I smear the makeup you left behind
on my face in an effort to love myself. 

 

The Theory of Sinking

by Márton Simon, translated by Timea Balogh

That we have the opportunity to publish works of translation is one of our greatest honors at Palette. Márton Simon’s “The Theory of Sinking,” here rendered in English from the original Hungarian by Timea Balogh, was one of the most startling poems we came across in the last year. It was particularly illuminating to read this poem alongside Julia C. Alter’s “In/Continent,” (which also made this list), and contrast how the two poems conceptualize motherhood using oceanic imagery. Unlike Alter’s piece, Simon’s work seems unfixed in its own waters, uncertain in the possibilities it offers up. Just when the poem seems ready to come to a close, ending its last line as it ended its first, another line emerges, shorter, an afterthought that opens again, remaining with the reader long after the tab is closed.

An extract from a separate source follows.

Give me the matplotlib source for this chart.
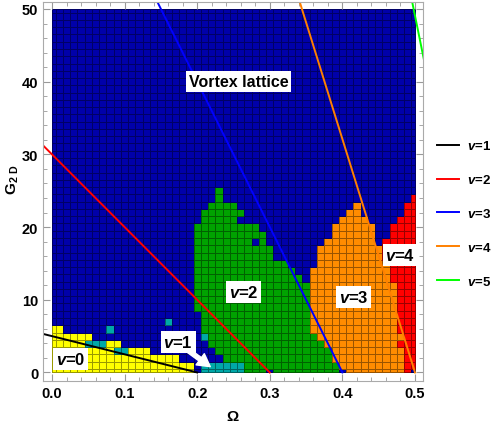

(For more of Timea Balogh’s translations of Márton Simon’s work, please visit Duendehttps://www.duendeliterary.org/mrton-simon)


 

 

In that terrible heat,
we made our feast.

 

Husband is The Loveliest Word

by Logan February

When we get it in our heads that two pieces are in conversation with one another, it often becomes difficult, if not altogether impossible, to see them as separate again. This is precisely the effect “Husband is the Loveliest Word,” had for me, which felt from first read like the sister poem to Denis Johnson’s “Heat.” Both pieces recount stories of summery domestic intimacy; one is an expression of despondence, one of transcendence; they are both brief poems; they are both poems that use perfect timing and harmony to turn banality into profundity. More than anything, they are pieces that speak for themselves.


 

It takes nine months
for me to remember
my pelvis. My body
forgotten now that no one
drinks from it
and no one drinks
it in. 

 

In/Continent

by Julia C. Alter

In the past year, themes of loss, kinship, and motherhood emerged as some of the more common threads linking many of our published pieces. Making our way back through these poems, few have done a better job of interrogating and engaging with these ideas than Julia C. Alter’s “In/Continent.” Reading the piece, I couldn’t help but think of Kimiko Hahn’s The Narrow Road to the Interior, a collection that also deals with loss and motherhood in fragmentary form. Alter’s poem parcels loss out into fragments, and inso doing transfigures absence into hope.


 

Inside me the bees revive with a hum
rub together, roll in yellow. These bees,

they keep getting reborn

Practicing How to Be In This World

by Jaime Zuckerman

Jaime Zuckerman’s piece, in many ways, inspired this list. It is the kind of poem which demands a returning to, and seems to offer more with every reading. In assembling this collection, we wanted especially to highlight poetry our readers would take pleasure in returning to, not just in discovering for the first time. We admire not only the power of imagination at work in the craft of this poem, but also this poem’s ability to inspire confidence in the power of imagination.


 

I could chop something off any minute, and I remember
the plastic carrot and turnip toys with knife
I had as a kid, chopping each section of fake
vegetable off, but really, there’s a beauty in
this mystery of him not knowing that I know. 

Chinese Girl Strikes Back

by Dorothy Chan

Some poems Palette has published in the last year have become signifiers for us, important turning points in the development of our identity as a journal. Others have showcased some of what we love most in poetry; innovative forms, subversions of normative power structures, and really, really good line breaks. When we’re especially lucky, a poem delivers all of this. Such is the case with “Chinese Girl Strikes Back,” the title poem of Dorothy Chan’s third collection of poetry, to be published in 2020 by Spork Press. The poem unfolds like a play in three acts, doing the work of representation, education, and narrative construction. We are in awe of this piece.